**EXERCISE DIRECTIONS**
Everything from the first line of the data below through the line that contains "0, 0.02, 0.04];" should be written out exactly, please, and nothing more; the pictures stay out.

**DATA SEGMENT**
* * * * *

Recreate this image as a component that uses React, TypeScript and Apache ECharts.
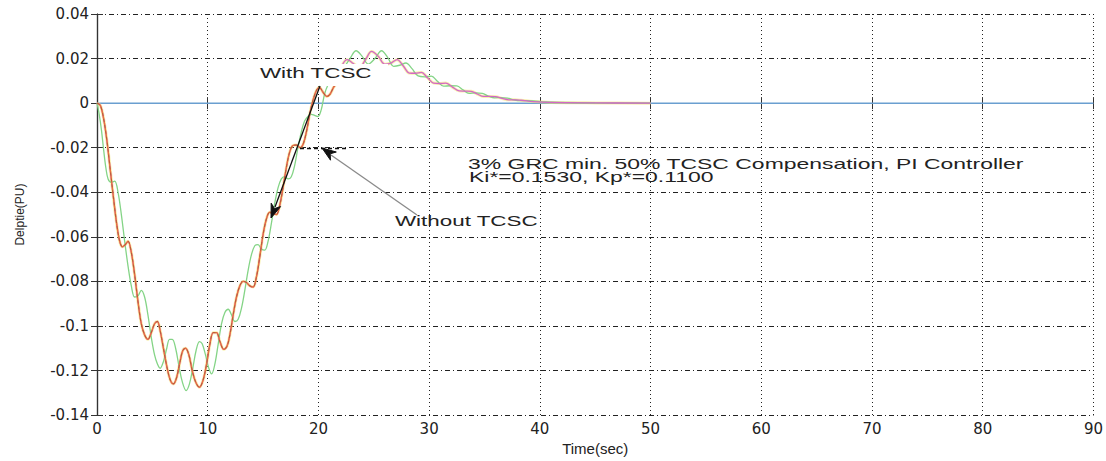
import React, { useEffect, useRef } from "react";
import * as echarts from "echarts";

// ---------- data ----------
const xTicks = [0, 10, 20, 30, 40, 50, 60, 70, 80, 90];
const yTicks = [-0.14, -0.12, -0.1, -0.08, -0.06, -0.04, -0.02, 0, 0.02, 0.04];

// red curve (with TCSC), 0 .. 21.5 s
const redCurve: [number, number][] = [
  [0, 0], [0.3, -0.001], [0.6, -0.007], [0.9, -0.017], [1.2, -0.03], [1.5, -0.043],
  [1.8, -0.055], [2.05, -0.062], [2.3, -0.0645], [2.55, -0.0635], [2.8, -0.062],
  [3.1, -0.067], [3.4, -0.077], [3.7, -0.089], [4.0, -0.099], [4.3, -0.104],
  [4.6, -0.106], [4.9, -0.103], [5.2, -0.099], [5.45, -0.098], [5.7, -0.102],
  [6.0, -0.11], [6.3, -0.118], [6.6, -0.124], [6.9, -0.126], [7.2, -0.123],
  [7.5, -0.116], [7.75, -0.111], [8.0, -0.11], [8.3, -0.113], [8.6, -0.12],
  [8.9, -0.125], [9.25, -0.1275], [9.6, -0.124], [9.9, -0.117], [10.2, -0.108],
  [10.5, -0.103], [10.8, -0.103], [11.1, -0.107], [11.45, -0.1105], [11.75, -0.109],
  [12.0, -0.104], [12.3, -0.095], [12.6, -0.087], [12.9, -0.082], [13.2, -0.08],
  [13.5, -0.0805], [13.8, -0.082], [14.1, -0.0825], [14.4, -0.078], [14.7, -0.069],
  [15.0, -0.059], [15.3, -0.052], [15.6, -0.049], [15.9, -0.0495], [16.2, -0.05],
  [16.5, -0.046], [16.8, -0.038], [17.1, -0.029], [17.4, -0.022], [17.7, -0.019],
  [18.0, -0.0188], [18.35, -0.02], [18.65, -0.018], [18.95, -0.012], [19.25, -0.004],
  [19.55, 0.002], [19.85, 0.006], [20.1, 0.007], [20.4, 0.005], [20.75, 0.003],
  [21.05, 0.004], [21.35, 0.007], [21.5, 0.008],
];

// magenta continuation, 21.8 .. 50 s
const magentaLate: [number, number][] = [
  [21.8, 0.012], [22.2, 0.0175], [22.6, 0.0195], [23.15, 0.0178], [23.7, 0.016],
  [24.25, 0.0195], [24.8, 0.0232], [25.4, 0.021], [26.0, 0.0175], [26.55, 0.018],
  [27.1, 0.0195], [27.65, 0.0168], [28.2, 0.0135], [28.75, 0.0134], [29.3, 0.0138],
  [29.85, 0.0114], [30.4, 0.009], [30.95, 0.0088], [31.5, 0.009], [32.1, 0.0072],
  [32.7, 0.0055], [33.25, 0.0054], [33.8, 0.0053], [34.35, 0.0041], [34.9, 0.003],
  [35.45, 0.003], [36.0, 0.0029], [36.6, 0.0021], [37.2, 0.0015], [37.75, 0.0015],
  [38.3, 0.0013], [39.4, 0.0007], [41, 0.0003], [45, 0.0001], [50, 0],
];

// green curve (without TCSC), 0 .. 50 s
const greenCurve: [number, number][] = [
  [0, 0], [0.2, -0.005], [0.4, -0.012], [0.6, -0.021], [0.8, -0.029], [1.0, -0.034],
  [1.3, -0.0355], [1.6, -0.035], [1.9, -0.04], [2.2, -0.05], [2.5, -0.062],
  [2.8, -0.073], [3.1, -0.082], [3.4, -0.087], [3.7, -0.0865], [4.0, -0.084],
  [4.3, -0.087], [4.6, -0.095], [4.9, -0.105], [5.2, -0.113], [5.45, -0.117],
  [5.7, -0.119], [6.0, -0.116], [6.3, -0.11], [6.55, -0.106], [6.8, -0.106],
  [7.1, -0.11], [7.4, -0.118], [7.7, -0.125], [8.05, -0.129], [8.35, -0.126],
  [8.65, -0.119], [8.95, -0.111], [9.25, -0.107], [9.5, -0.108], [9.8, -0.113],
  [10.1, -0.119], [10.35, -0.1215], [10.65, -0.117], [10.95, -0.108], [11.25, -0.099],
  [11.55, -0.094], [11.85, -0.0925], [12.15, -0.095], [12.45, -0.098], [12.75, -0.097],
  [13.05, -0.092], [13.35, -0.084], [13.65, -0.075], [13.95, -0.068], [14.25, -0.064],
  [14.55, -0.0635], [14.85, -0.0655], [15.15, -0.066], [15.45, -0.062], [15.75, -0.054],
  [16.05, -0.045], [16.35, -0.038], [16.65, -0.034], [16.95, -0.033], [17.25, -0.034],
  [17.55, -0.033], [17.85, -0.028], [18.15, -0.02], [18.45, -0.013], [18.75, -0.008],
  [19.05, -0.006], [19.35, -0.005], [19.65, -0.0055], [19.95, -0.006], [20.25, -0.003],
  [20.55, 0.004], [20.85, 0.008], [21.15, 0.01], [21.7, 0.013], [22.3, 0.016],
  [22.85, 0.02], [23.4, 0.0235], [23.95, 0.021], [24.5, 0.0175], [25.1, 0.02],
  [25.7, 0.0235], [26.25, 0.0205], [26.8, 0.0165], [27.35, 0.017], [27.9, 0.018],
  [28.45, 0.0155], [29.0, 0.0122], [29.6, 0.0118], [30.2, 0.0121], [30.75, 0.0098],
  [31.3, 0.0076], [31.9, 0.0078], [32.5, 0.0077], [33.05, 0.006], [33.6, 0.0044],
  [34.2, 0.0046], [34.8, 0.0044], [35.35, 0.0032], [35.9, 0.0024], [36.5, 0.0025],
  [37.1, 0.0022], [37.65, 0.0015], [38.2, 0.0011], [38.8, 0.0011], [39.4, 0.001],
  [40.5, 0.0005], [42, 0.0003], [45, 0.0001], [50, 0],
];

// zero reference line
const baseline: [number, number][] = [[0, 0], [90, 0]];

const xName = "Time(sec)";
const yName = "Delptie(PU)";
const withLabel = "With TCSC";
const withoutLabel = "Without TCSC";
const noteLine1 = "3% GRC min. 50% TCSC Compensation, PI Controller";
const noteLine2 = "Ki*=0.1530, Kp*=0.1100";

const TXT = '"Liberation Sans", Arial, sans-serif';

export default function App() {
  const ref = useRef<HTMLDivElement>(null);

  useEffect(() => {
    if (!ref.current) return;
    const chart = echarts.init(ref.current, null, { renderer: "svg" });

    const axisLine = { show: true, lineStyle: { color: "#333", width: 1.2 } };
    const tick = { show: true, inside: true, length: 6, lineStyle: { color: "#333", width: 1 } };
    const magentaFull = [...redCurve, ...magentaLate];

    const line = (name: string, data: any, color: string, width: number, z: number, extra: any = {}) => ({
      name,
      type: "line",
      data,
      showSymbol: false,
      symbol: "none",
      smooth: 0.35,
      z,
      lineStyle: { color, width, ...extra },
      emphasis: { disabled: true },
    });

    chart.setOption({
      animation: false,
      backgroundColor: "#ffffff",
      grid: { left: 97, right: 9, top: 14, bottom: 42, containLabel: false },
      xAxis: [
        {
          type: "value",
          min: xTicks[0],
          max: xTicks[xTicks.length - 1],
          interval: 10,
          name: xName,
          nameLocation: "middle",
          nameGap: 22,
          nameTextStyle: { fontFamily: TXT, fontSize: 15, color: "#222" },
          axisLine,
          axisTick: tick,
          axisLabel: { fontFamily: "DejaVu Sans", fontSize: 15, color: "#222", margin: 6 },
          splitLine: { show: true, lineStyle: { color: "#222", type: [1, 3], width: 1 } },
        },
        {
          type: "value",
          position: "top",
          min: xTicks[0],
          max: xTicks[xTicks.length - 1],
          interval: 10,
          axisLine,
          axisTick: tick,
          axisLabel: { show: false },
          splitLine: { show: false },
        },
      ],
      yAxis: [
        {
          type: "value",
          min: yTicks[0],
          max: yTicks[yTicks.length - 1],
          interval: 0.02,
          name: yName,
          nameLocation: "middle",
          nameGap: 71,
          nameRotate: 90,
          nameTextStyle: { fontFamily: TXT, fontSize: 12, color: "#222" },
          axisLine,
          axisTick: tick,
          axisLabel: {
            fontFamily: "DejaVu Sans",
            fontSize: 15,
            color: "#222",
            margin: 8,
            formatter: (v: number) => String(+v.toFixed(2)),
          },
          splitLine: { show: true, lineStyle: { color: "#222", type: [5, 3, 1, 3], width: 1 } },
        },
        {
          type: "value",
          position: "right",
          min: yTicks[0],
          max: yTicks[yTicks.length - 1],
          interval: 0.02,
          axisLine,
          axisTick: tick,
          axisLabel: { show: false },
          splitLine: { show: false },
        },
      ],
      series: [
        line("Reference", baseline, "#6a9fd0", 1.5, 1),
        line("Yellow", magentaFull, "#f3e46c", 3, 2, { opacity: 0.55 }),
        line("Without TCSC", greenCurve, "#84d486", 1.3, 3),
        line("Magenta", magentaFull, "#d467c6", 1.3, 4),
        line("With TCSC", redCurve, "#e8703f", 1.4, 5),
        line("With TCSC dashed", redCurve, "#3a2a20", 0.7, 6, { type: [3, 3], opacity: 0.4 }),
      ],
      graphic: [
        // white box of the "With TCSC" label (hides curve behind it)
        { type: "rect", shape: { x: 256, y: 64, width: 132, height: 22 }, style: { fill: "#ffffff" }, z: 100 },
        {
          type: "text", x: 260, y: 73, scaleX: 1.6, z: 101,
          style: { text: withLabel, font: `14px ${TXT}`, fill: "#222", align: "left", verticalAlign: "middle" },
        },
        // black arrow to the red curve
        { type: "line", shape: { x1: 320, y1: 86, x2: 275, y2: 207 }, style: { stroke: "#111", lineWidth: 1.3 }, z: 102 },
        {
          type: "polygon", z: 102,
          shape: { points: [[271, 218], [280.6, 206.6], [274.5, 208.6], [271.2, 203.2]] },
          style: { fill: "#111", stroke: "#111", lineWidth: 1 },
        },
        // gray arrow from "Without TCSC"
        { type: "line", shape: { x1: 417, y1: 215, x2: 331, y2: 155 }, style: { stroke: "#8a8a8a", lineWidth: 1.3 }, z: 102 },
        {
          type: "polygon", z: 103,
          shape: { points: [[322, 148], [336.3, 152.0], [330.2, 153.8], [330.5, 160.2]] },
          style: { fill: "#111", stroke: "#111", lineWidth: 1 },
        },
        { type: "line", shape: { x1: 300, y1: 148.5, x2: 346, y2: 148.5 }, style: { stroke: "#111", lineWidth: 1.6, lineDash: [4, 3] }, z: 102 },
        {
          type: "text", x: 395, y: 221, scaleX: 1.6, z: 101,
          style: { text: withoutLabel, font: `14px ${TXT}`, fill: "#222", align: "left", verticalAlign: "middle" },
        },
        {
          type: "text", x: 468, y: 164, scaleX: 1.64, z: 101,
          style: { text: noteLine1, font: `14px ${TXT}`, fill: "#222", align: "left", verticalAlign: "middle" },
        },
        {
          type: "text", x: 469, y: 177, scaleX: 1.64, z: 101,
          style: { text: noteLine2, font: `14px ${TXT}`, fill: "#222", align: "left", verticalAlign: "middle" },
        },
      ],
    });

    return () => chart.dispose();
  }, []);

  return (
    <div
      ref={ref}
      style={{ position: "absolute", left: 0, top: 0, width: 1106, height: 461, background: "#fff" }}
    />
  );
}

* * * * *

**OUTPUT FOR THIS TASK**
Recreate this image as a component that uses React, TypeScript and Apache ECharts.
import React, { useEffect, useRef } from "react";
import * as echarts from "echarts";

// ---------- data ----------
const xTicks = [0, 10, 20, 30, 40, 50, 60, 70, 80, 90];
const yTicks = [-0.14, -0.12, -0.1, -0.08, -0.06, -0.04, -0.02, 0, 0.02, 0.04];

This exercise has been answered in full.